Изучать животных, используемых на Кавказе в сельском хозяйстве, было, конечно, интересно. И всё же в первую очередь его занимают проживающие здесь люди — их нравы, обычаи, вера. В Шуше, на религиозном празднике мусульман-шиитов, Верещагин становится свидетелем того, до какой степени фанатизма и исступленности доводят себя местные жители в память о страданиях и мученической смерти имамов, почитаемых шиитским толком. В первую очередь такое поклонение относилось к имаму Хусейну [52], некогда поднявшему восстание против угнетателей его народа и погибшему в неравной борьбе. Поклонение Хусейну и готовность следовать его примеру единоверцы выражали поистине необычными способами. Верещагин описал процессию в Шуше: несколько сот человек, шедших в две шеренги, резали свои лица шашками так, что белые простыни, которые они повязывали себе вокруг шеи, чтобы не запачкать одежду, были сплошь залиты кровью. Некоторые от потери крови падали на землю без сил. Народ с рыданиями следовал за безголовым чучелом Хусейна, утыканным стрелами. Кровопусканием с помощью шашек самоистязание не ограничивалось. Мучения себе причинялись и другими предметами: под кожу вгонялись деревянные палочки, железные стержни, крючья, кинжалы… Впечатление от вида такого изуверства было чрезвычайно мрачное, и Верещагин писал, что зрелища, подобного этому, «по фанатизму и дикости, вероятно, не сохранилось в наше время… нигде».
Прослышав, что в тех же краях и далее, у границы с Турцией, есть поселения, где живут молокане и духоборы [53], художник решил познакомиться и с ними. С этой целью он предусмотрительно запасся рекомендациями к руководителям этих сект от неоднократно там бывавшего «полковника М.», а также, по его совету, подыскал себе опытного проводника.
В очерках «Путешествие по Закавказью» Верещагин рассказал о жизни духоборов, которых посетил в деревне Славянка недалеко от города Гянджи, и молокан, разысканных им в деревне Новая Саратовка.
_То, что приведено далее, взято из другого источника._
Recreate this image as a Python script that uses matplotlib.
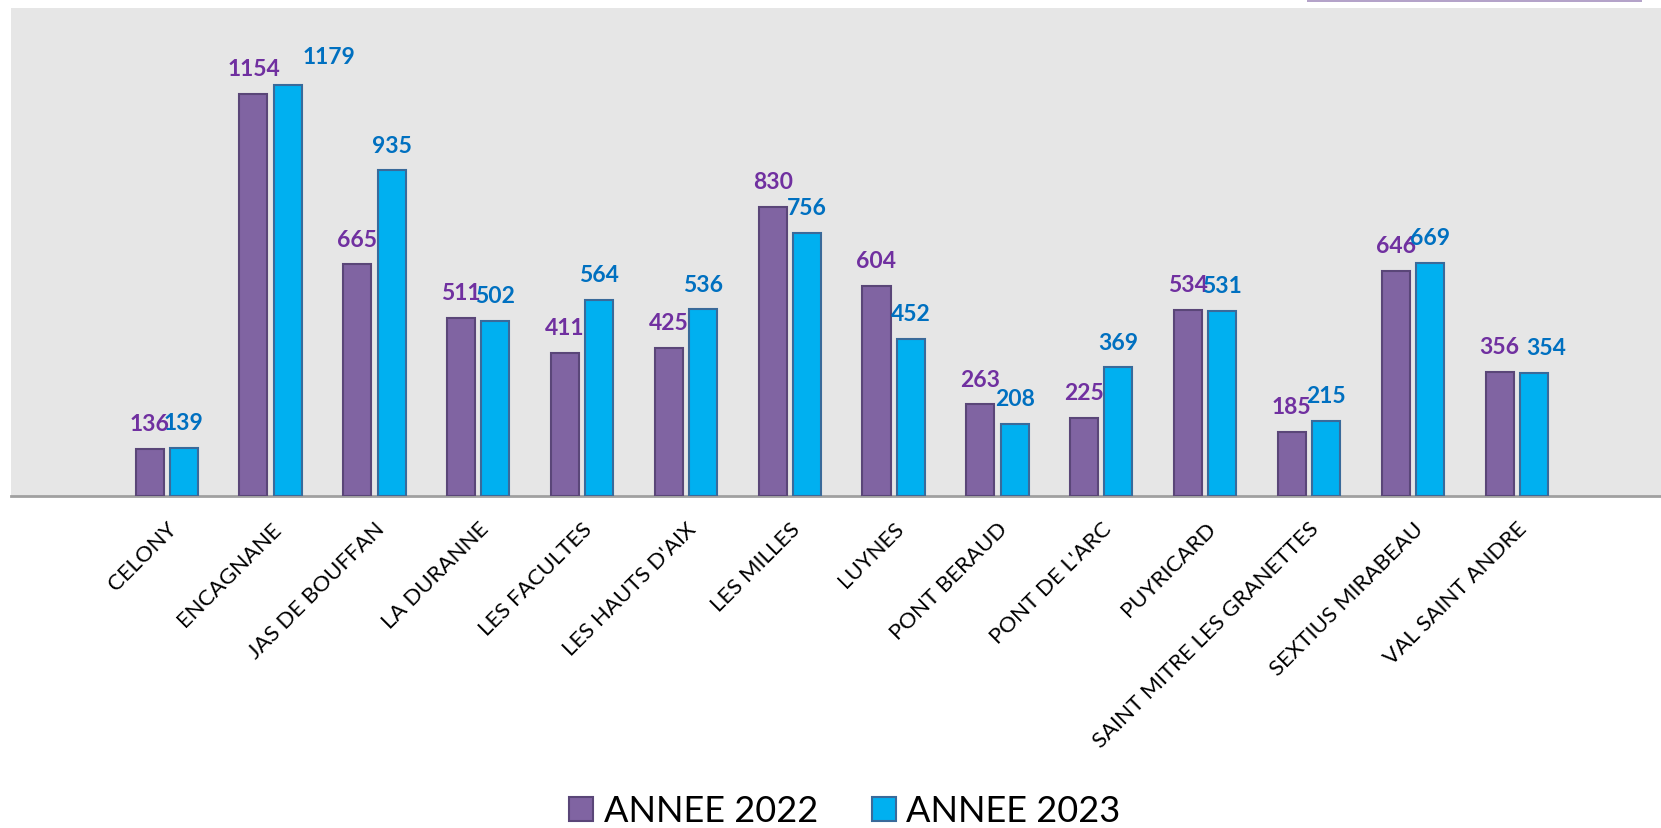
import matplotlib
matplotlib.use("Agg")
import matplotlib.pyplot as plt
from matplotlib.patches import Rectangle
import numpy as np

categories = ["CELONY", "ENCAGNANE", "JAS DE BOUFFAN", "LA DURANNE", "LES FACULTES",
              "LES HAUTS D'AIX", "LES MILLES", "LUYNES", "PONT BERAUD", "PONT DE L'ARC",
              "PUYRICARD", "SAINT MITRE LES GRANETTES", "SEXTIUS MIRABEAU", "VAL SAINT ANDRE"]
values_2022 = [136, 1154, 665, 511, 411, 425, 830, 604, 263, 225, 534, 185, 646, 356]
values_2023 = [139, 1179, 935, 502, 564, 536, 756, 452, 208, 369, 531, 215, 669, 354]
series_names = ["ANNEE 2022", "ANNEE 2023"]

plt.rcParams['font.family'] = ['Lato', 'DejaVu Sans']

W, H = 1661, 829
fig = plt.figure(figsize=(W / 100, H / 100), dpi=100)
ax = fig.add_axes([11 / W, (H - 497) / H, (W - 11) / W, (497 - 9) / H])
ax.set_facecolor('#e6e6e6')

x = np.arange(len(categories))
bw = 0.27
off = 0.165
b1 = ax.bar(x - off, values_2022, bw, color='#8064a2', edgecolor='#5a4678', linewidth=1.5,
            label=series_names[0], zorder=3)
b2 = ax.bar(x + off, values_2023, bw, color='#00b0f0', edgecolor='#3a6a9a', linewidth=1.5,
            label=series_names[1], zorder=3)

for xi, v in zip(x - off, values_2022):
    ax.annotate(str(v), (xi, v), xytext=(0, 13.5), textcoords='offset points',
                ha='center', va='baseline', fontsize=16.5, fontweight='bold', color='#7030a0', zorder=5)
label_shift_2023 = {1: (29.5, 15.8), 13: (9, 13.5)}
for i, (xi, v) in enumerate(zip(x + off, values_2023)):
    dx, dy = label_shift_2023.get(i, (0, 13.5))
    ax.annotate(str(v), (xi, v), xytext=(dx, dy), textcoords='offset points',
                ha='center', va='baseline', fontsize=16.5, fontweight='bold', color='#0070c0', zorder=6)

ax.set_xlim(-1.5, 14.39)
ax.set_ylim(0, 1401)
for s in ['top', 'right', 'left']:
    ax.spines[s].set_visible(False)
ax.spines['bottom'].set_color('#a0a0a0')
ax.spines['bottom'].set_linewidth(2)
ax.set_yticks([])
ax.set_xticks(x)
ax.set_xticklabels(categories, rotation=45, ha='right', rotation_mode='anchor', fontsize=16)
ax.tick_params(axis='x', length=0, pad=16)

leg = fig.legend(handles=[b1, b2], labels=series_names, loc='center', bbox_to_anchor=(845 / W, 1 - 812 / H),
                 ncol=2, frameon=False, fontsize=26, handlelength=0.65, handleheight=0.65,
                 handletextpad=0.3, columnspacing=1.5)

fig.add_artist(Rectangle((1307 / W, 1 - 2.5 / H), (1642 - 1307) / W, 2.5 / H,
                         transform=fig.transFigure, facecolor='#b4a3c9', edgecolor='none'))

fig.savefig('out.png', dpi=100, facecolor='white')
Ранее они проживали в других краях: в центральных губерниях России, откуда были выселены сначала в Таврическую губернию, а затем на Кавказ. Им равно пришлось пострадать за свою веру. Художник посещает молельные дома сектантов, записывает исполняемые ими псалмы, зарисовывает в альбоме наиболее характерные типы духоборов и молокан и сцены их молитвенных собраний. Несмотря на рекомендации (а может быть, именно из-за этих писем «полковника М.»), кое-где его встречают весьма настороженно. «Относительно моего приезда и занятий, — писал Верещагин, — духоборцы были гораздо менее подозрительны, чем молокане; эти последние так, кажется, и остались уверены, что мое пребывание у них имело целью тайные розыски и в перспективе ссылку их на Амур. Правда, и духоборцы не вдруг разговорились» [54].
Наблюдая образ жизни и нравы сектантов, странствующий художник не забывал отрабатывать задание Кавказского общества сельского хозяйства. В его блокноте появляется запись о том, что на 205 «дымов» у духоборов в Славянке приходится до семи тысяч голов разного скота. Их крупный рогатый скот представлял собой помесь туземной породы с черноморской, а овцы, называемые у них шпанки, отличались особо ценившейся шерстью.
Завершив к осени кавказские странствия, Верещагин через Петербург возвращается в Париж. Его альбомы полны новыми рисунками, вызвавшими огромный интерес Жерома и его коллеги-художника Александра Вида. На основе сделанных с натуры набросков Верещагин выполняет в Париже два больших рисунка — «Духоборы на молитве» и «Религиозная процессия мусульман в Шуше». Первый из них профессор Жером, пользуясь своим влиянием в парижском художественном мире, пристраивает на ежегодный Салон 1866 года. Впрочем, рисунок был повешен слишком высоко, и потому мало кто мог оценить его по достоинству. Надо полагать, на этой выставке Верещагин, по принятым правилам, уже значился как «ученик Жерома», хотя едва ли мэтр имел сколько-нибудь значительное влияние на формирование творческого лица попавшего в его мастерскую русского рисовальщика.
В ту зиму Эмиль Золя, пропагандируя новую живопись, ярчайшим представителем которой он считал Эдуара Мане, мимоходом иронически отзывался в своих статьях по поводу живописных красот официального искусства. Поминал и Жерома с его «гипсовой Клеопатрой». В «Прощальном слове художественного критика» Золя констатировал: «Мода на г-на Жерома уже проходит». Однако сомнительно, чтобы Верещагин был знаком с этими статьями: тогда имя Золя мало что говорило даже самим французам.